I have been hibernating from blogging for quite some time, but this news has made me want to post a tribute to a good man who lost his life early this morning. He died peacefully in his sleep at the very young age of 35.
Anyone that has been involved in GOP politics in Virginia has a heavy heart today. We lost TB. Virtually everyone involved in those circles knew Terrence. Virtually everyone like Terrence.
Anyone that knew him, even a little, knew he was a good man. You didn't have to agree with him politically to sense that. He was one of the most optimistic people I have ever met. He always had a smile or fun loving smirk on his face. He gave everything he had to all that he did; and he did plenty. Blogger, conservative activist, son, friend, committee chair, and so many other things that are impossible to list.
He was a principled man. He stood by those principles even when it was hard and unpopular to do so. If he knew you, he cared about you. He would have your back if you were in trouble or even being harassed because you took a position that goes against the flow. He stood up for you. He praised you to those that were determined to shoot you down. I saw him do that many times.
Terrence and I were on opposite sides when it came to a position for the Virginia Young Republicans. We backed different people to head up the organization. We ribbed each other about it, but in a fun loving way. Neither of us took the other's position personally. We disagreed, but knew it wasn't an attack on the other.
Terrence believed you got more with honey than with vinegar. He knew that every person had the right to get their viewpoints heard. He wanted nothing more than a more inclusive Republican party in not just Virginia, but all across America. He believed that we should be speaking to every single voter to have our message heard. He refused to back down on that belief even when it got him labeled the dreaded "Rino". He knew it wasn't pandering, but giving people a chance to listen to our ideals and dreams for all Americans. He wanted people to know we cared and were willing to listen.
Terrence was raised by a single mother. He knew that blaming single family homes for the ills within certain communities was not just a false premise, but counter-productive. He was a real life living example that single parents could and did raise fine upstanding citizens. After all, he was one of them.
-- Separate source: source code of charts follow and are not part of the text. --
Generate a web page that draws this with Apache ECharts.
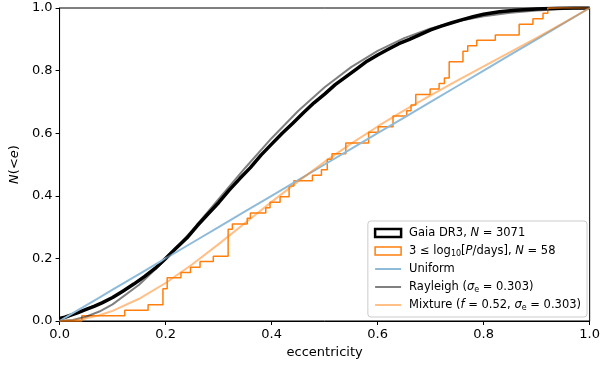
<!DOCTYPE html>
<html>
<head>
<meta charset="utf-8">
<script src="https://cdn.jsdelivr.net/npm/echarts@6/dist/echarts.min.js"></script>
<style>html,body{margin:0;padding:0;background:#fff;}#c{width:603px;height:369px;}</style>
</head>
<body>
<div id="c"></div>
<script>
// ---- data ----
const xTicks = [0.0, 0.2, 0.4, 0.6, 0.8, 1.0];
const yTicks = [0.0, 0.2, 0.4, 0.6, 0.8, 1.0];

// Gaia DR3 cumulative distribution (N = 3071)
const gaiaE = [0, 0.01, 0.02, 0.035, 0.05, 0.065, 0.08, 0.1, 0.12, 0.14, 0.16, 0.18, 0.2, 0.22, 0.24, 0.26, 0.28, 0.3, 0.32, 0.34, 0.36, 0.38, 0.4, 0.42, 0.44, 0.46, 0.48, 0.5, 0.52, 0.54, 0.56, 0.58, 0.6, 0.62, 0.64, 0.66, 0.68, 0.7, 0.72, 0.74, 0.76, 0.78, 0.8, 0.83, 0.86, 0.9, 0.94, 0.97, 1.0];
const gaiaCum = [0.008, 0.012, 0.018, 0.027, 0.037, 0.047, 0.058, 0.075, 0.096, 0.118, 0.142, 0.168, 0.2, 0.233, 0.265, 0.305, 0.342, 0.378, 0.418, 0.455, 0.49, 0.53, 0.565, 0.6, 0.632, 0.665, 0.697, 0.725, 0.755, 0.78, 0.805, 0.83, 0.85, 0.868, 0.886, 0.9, 0.915, 0.93, 0.942, 0.953, 0.963, 0.972, 0.98, 0.988, 0.993, 0.997, 0.999, 1.0, 1.0];

// subsample with 3 <= log10 P (N = 58), step positions
const subE = [0, 0.042, 0.123, 0.167, 0.195, 0.203, 0.229, 0.247, 0.265, 0.290, 0.318, 0.326, 0.354, 0.360, 0.389, 0.397, 0.416, 0.433, 0.442, 0.477, 0.494, 0.505, 0.514, 0.540, 0.583, 0.601, 0.629, 0.655, 0.663, 0.672, 0.699, 0.716, 0.726, 0.735, 0.761, 0.770, 0.787, 0.822, 0.867, 0.893, 0.912, 0.921, 1.0];
const subCum = [0, 0.017, 0.034, 0.052, 0.103, 0.138, 0.155, 0.172, 0.190, 0.207, 0.293, 0.310, 0.328, 0.345, 0.362, 0.379, 0.397, 0.431, 0.448, 0.466, 0.483, 0.517, 0.534, 0.569, 0.603, 0.621, 0.655, 0.672, 0.690, 0.724, 0.741, 0.759, 0.776, 0.828, 0.862, 0.879, 0.897, 0.914, 0.948, 0.966, 0.983, 1.0, 1.0];

// model curves
const modelE = [0, 0.025, 0.05, 0.075, 0.1, 0.15, 0.2, 0.25, 0.3, 0.35, 0.4, 0.45, 0.5, 0.55, 0.6, 0.65, 0.7, 0.75, 0.8, 0.85, 0.9, 0.95, 1.0];
const uniformCum = [0, 0.025, 0.05, 0.075, 0.1, 0.15, 0.2, 0.25, 0.3, 0.35, 0.4, 0.45, 0.5, 0.55, 0.6, 0.65, 0.7, 0.75, 0.8, 0.85, 0.9, 0.95, 1.0];
const rayleighCum = [0, 0.0034, 0.0136, 0.0302, 0.0532, 0.1158, 0.1965, 0.2897, 0.3891, 0.4889, 0.5841, 0.6709, 0.7469, 0.8110, 0.8629, 0.9037, 0.9346, 0.9574, 0.9736, 0.9846, 0.9922, 0.9970, 1.0];
const mixtureCum = [0, 0.0021, 0.0083, 0.0184, 0.0325, 0.0710, 0.1214, 0.1806, 0.2455, 0.3130, 0.3805, 0.4461, 0.5084, 0.5669, 0.6215, 0.6727, 0.7212, 0.7678, 0.8135, 0.8588, 0.9047, 0.9516, 1.0];

const legendLabels = {
  gaia: 'Gaia DR3, {i|N} = 3071',
  sub: '3 ≤ log{s|10}[{i|P}/days], {i|N} = 58',
  uni: 'Uniform',
  ray: 'Rayleigh ({i|σ}{s|e} = 0.303)',
  mix: 'Mixture ({i|f} = 0.52, {i|σ}{s|e} = 0.303)'
};

const zip = (a, b) => a.map((v, i) => [v, b[i]]);
const FONT = 'DejaVu Sans';
const hiddenDot = {color: 'rgba(0,0,0,0)', borderWidth: 0, opacity: 0};

const chart = echarts.init(document.getElementById('c'), null, {renderer: 'canvas'});
chart.setOption({
  animation: false,
  backgroundColor: '#fff',
  grid: {left: 56, right: 4, top: 8, bottom: 48, show: true, borderColor: '#000', borderWidth: 1, backgroundColor: 'transparent'},
  xAxis: {
    type: 'value', min: 0, max: 1, interval: 0.2,
    name: 'eccentricity', nameLocation: 'middle', nameGap: 25,
    nameTextStyle: {fontFamily: FONT, fontSize: 13, color: '#000'},
    axisLine: {show: true, lineStyle: {color: '#000', width: 1}},
    axisTick: {show: true, inside: false, length: 4, lineStyle: {color: '#000'}},
    axisLabel: {margin: 7, fontFamily: FONT, fontSize: 13, color: '#000', formatter: v => v.toFixed(1)},
    splitLine: {show: false}
  },
  yAxis: {
    type: 'value', min: 0, max: 1, interval: 0.2,
    name: '{i|N}(<{i|e})', nameLocation: 'middle', nameGap: 36, nameRotate: 90,
    nameTextStyle: {fontFamily: FONT, fontSize: 13, color: '#000', rich: {i: {fontFamily: FONT, fontSize: 13, fontStyle: 'italic', color: '#000'}}},
    axisLine: {show: true, lineStyle: {color: '#000', width: 1}},
    axisTick: {show: true, inside: false, length: 4, lineStyle: {color: '#000'}},
    axisLabel: {margin: 7, fontFamily: FONT, fontSize: 13, color: '#000', formatter: v => v.toFixed(1)},
    splitLine: {show: false}
  },
  legend: {
    orient: 'vertical', right: 16, bottom: 52, align: 'left',
    padding: [5, 6, 5, 6], itemGap: 4, itemWidth: 26, itemHeight: 8,
    backgroundColor: 'rgba(255,255,255,0.85)', borderColor: '#cccccc', borderWidth: 1, borderRadius: 3,
    textStyle: {
      fontFamily: FONT, fontSize: 11.5, color: '#000', lineHeight: 14, padding: [0, 0, 0, 3],
      rich: {
        i: {fontFamily: FONT, fontSize: 11.5, fontStyle: 'italic', color: '#000', lineHeight: 14},
        s: {fontFamily: FONT, fontSize: 8, color: '#000', lineHeight: 14, verticalAlign: 'bottom', padding: [5, 0, 0, 0]}
      }
    },
    formatter: name => legendLabels[name],
    data: [
      {name: 'gaia', icon: 'rect', itemStyle: {color: 'rgba(0,0,0,0)', borderColor: '#000', borderWidth: 2.5}},
      {name: 'sub', icon: 'rect', itemStyle: {color: 'rgba(0,0,0,0)', borderColor: '#ff7f0e', borderWidth: 1.5}},
      {name: 'uni', itemStyle: hiddenDot, lineStyle: {color: '#8fbbd9', width: 2}},
      {name: 'ray', itemStyle: hiddenDot, lineStyle: {color: '#808080', width: 2}},
      {name: 'mix', itemStyle: hiddenDot, lineStyle: {color: '#ffbf86', width: 2}}
    ]
  },
  series: [
    {name: 'gaia', type: 'line', data: zip(gaiaE, gaiaCum), symbol: 'none',
     lineStyle: {color: '#000', width: 3.5, join: 'round'}, itemStyle: {color: '#000'}, z: 2},
    {name: 'sub', type: 'line', step: 'end', data: zip(subE, subCum), symbol: 'none',
     lineStyle: {color: '#ff7f0e', width: 1.5}, itemStyle: {color: '#ff7f0e'}, z: 3},
    {name: 'uni', type: 'line', data: zip(modelE, uniformCum), symbol: 'none',
     lineStyle: {color: '#8fbbd9', width: 2}, itemStyle: {color: '#8fbbd9'}, z: 4},
    {name: 'ray', type: 'line', data: zip(modelE, rayleighCum), symbol: 'none',
     lineStyle: {color: 'rgba(0,0,0,0.5)', width: 2, join: 'round'}, itemStyle: {color: '#808080'}, z: 5},
    {name: 'mix', type: 'line', data: zip(modelE, mixtureCum), symbol: 'none',
     lineStyle: {color: 'rgba(255,127,14,0.5)', width: 2, join: 'round'}, itemStyle: {color: '#ffbf86'}, z: 6}
  ]
});
</script>
</body>
</html>
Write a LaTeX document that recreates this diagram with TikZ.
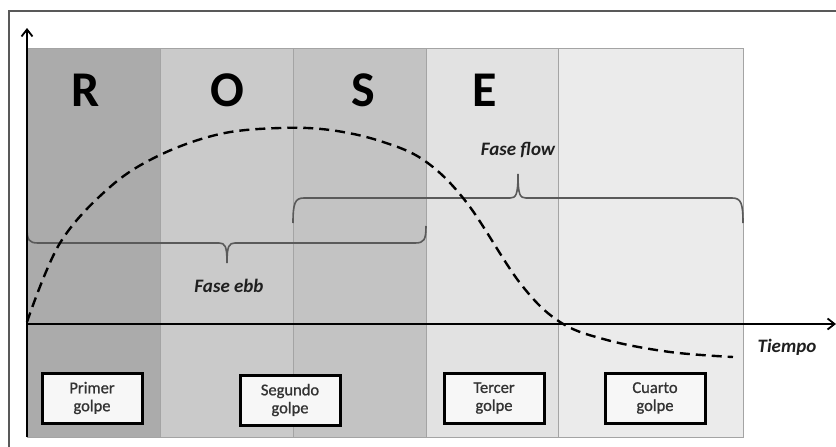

He and I debated that topic because I have talked about the breakdown of the family and the ill effects on society, but he also knew that I never thought for one instant that weren't millions of very good single parents.
One of the things I loved most about him was the fact that he wanted GOP politics to be about what we could do. He wanted to see us be the party of optimism, he didn't want to engage in the politics of fear. He got deeply involved in politics because of the very unfair labeled of racist that was leveled against Senator George Allen by the Jim Webb camp. He knew George Allen was no such thing. He was determined to fight that unfair characterization. He wanted to rise above the politics of hate and wanted all of us to remember to the "Shining City on a Hill" speech by Reagan. He believed that and he believed that was the proper way to run elections. Oh how I wish more people agreed with that. The politics of hate may work to get elected, but it hurts this nation.
We lost one of the good guys this morning. The details of his death are still unclear at this point, all we know is he didn't wake up this morning. The indications being that he had a massive heart attack in his sleep.
I am sure his family is reeling right now. I won't even pretend to say that we understand what they are feeling, because we don't.
Terrence had this habit of ending his social media posts with #ICan'tEven
Well Terrence, I can't even either today. Godspeed to you and may your family find comfort in this most difficult time. You will be missed, deeply and profoundly missed.